(Records with drawing code)

..........

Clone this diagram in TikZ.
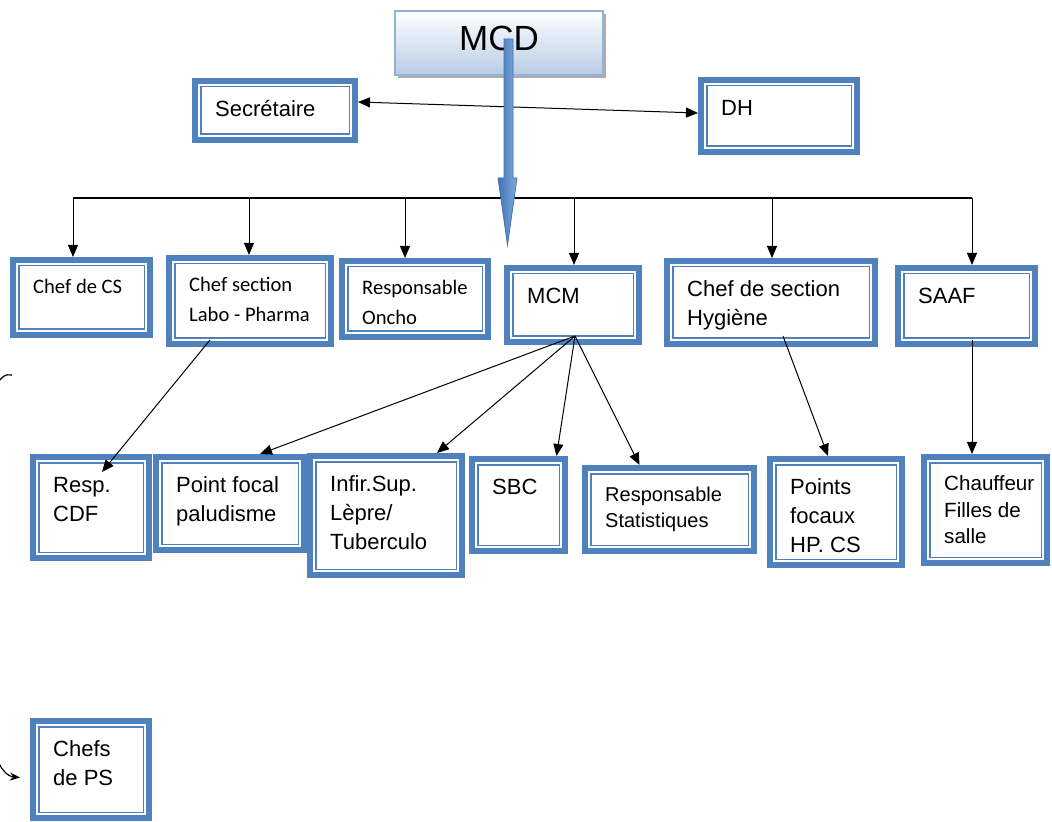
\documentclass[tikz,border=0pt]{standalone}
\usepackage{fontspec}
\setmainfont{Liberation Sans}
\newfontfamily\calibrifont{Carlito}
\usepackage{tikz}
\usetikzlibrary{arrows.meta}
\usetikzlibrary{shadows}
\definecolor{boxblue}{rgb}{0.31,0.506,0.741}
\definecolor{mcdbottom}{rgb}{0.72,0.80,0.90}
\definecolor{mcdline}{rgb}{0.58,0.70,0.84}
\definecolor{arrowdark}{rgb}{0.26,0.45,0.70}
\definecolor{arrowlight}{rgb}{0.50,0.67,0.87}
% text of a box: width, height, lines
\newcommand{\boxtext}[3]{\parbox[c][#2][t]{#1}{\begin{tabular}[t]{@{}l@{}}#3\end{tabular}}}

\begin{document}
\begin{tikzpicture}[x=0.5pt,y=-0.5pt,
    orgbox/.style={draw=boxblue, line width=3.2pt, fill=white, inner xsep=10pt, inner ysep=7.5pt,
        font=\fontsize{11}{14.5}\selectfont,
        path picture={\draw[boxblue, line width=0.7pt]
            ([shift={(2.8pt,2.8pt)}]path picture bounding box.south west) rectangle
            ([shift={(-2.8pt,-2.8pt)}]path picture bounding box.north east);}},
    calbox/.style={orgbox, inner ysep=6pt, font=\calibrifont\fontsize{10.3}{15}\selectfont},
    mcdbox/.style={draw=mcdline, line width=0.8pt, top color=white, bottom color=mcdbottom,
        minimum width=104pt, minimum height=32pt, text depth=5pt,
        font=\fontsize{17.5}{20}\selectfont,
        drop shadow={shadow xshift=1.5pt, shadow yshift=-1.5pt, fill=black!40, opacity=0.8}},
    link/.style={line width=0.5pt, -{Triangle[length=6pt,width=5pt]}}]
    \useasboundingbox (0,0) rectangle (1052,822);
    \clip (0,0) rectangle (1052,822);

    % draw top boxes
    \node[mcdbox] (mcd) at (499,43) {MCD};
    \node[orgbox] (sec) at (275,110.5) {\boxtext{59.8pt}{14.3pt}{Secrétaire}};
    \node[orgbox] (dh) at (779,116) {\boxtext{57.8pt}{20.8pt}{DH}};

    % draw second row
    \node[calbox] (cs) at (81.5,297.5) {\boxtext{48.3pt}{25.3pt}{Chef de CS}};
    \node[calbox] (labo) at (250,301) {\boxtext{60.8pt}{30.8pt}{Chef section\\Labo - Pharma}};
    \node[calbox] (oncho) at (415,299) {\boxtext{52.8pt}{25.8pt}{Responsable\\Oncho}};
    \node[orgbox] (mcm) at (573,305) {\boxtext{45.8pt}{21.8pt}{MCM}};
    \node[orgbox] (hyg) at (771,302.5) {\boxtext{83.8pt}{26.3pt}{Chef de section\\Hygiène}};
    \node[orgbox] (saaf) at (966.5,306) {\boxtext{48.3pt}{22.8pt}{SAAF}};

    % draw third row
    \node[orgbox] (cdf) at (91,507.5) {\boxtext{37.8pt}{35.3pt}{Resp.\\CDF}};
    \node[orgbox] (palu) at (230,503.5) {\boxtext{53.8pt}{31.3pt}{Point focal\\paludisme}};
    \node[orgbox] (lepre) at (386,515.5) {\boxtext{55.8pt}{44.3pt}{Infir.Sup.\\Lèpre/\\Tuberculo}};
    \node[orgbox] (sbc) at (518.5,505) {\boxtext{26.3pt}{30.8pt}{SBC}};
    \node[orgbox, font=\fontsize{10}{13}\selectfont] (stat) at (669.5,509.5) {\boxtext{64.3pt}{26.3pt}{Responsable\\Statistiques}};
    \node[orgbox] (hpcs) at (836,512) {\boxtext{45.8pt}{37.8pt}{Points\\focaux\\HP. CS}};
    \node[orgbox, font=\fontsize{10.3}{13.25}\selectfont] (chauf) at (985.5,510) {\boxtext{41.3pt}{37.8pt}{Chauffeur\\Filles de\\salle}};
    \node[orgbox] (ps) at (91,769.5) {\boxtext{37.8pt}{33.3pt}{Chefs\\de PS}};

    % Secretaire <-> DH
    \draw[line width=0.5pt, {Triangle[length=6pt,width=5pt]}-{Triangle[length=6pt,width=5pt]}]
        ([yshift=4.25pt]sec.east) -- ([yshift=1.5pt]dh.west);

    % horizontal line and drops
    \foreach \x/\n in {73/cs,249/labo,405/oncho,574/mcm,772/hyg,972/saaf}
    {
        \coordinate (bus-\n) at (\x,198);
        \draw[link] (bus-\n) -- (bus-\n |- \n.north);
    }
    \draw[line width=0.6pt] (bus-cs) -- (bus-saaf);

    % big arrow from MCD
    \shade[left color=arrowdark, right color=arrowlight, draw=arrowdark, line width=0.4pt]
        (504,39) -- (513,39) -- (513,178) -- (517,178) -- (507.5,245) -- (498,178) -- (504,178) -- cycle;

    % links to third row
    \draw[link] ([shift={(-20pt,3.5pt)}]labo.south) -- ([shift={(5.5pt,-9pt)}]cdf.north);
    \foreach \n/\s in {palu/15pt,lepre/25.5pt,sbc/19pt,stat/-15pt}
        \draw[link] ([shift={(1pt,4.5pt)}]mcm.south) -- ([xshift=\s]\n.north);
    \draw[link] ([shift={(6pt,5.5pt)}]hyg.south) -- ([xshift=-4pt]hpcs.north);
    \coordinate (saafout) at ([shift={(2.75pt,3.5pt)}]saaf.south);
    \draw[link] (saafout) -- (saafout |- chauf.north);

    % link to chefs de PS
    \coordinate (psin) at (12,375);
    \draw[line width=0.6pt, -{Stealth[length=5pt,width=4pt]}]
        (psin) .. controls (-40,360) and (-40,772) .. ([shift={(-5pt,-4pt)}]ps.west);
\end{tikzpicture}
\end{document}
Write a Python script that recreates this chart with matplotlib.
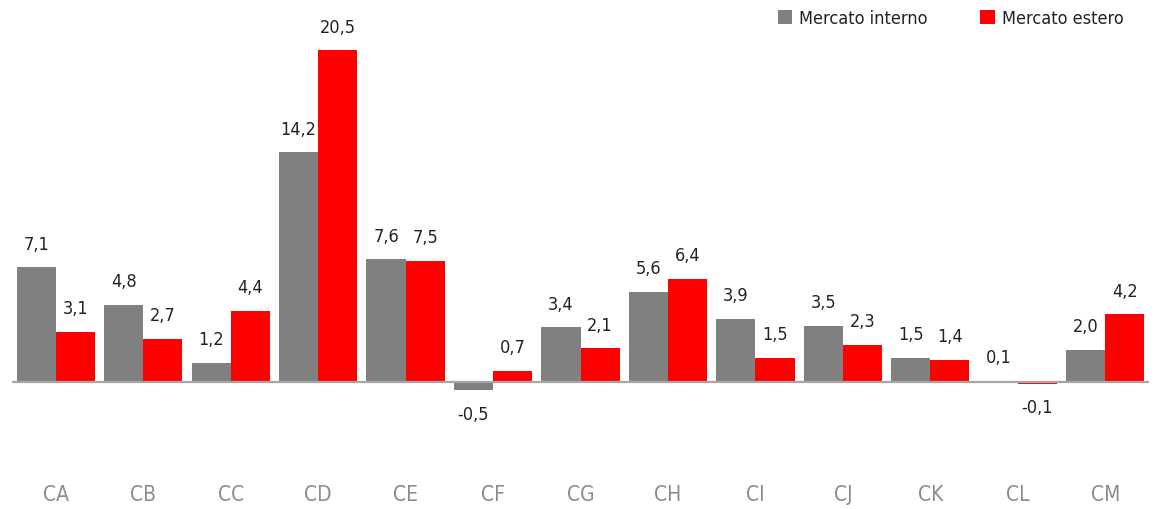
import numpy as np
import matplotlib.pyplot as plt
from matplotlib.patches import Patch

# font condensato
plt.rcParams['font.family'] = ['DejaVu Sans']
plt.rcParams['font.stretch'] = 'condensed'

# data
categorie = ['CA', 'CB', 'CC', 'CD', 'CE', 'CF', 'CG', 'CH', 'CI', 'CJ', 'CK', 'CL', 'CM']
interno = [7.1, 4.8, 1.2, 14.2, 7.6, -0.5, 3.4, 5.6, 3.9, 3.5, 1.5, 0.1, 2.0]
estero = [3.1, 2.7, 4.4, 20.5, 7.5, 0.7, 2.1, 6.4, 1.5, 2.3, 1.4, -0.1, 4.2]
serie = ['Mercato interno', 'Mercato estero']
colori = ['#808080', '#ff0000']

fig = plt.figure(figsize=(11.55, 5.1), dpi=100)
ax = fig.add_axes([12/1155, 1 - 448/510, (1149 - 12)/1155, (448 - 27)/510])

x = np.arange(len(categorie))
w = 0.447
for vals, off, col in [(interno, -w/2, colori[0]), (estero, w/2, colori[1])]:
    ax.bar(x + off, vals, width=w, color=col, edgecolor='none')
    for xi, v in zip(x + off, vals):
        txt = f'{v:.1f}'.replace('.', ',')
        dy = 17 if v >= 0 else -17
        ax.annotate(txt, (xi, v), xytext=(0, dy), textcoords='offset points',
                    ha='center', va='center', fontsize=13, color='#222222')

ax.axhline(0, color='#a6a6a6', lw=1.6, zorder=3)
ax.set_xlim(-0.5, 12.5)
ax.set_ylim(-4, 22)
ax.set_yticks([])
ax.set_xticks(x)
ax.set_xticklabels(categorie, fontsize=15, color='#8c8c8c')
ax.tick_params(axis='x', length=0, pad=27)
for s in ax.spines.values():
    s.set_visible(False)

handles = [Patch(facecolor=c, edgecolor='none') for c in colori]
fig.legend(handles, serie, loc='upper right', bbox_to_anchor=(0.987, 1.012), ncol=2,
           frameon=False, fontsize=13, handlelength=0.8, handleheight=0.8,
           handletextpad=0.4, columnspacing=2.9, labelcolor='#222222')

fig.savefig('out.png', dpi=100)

..........

● **Problem details**
Skip every picture. Repeat the lines from the one with "Write a Python" through the one with "ax = fig.add_axes([12/1155, 1", both ends included.

● **The completed task**
Write a Python script that recreates this chart with matplotlib.
import numpy as np
import matplotlib.pyplot as plt
from matplotlib.patches import Patch

# font condensato
plt.rcParams['font.family'] = ['DejaVu Sans']
plt.rcParams['font.stretch'] = 'condensed'

# data
categorie = ['CA', 'CB', 'CC', 'CD', 'CE', 'CF', 'CG', 'CH', 'CI', 'CJ', 'CK', 'CL', 'CM']
interno = [7.1, 4.8, 1.2, 14.2, 7.6, -0.5, 3.4, 5.6, 3.9, 3.5, 1.5, 0.1, 2.0]
estero = [3.1, 2.7, 4.4, 20.5, 7.5, 0.7, 2.1, 6.4, 1.5, 2.3, 1.4, -0.1, 4.2]
serie = ['Mercato interno', 'Mercato estero']
colori = ['#808080', '#ff0000']

fig = plt.figure(figsize=(11.55, 5.1), dpi=100)
ax = fig.add_axes([12/1155, 1 - 448/510, (1149 - 12)/1155, (448 - 27)/510])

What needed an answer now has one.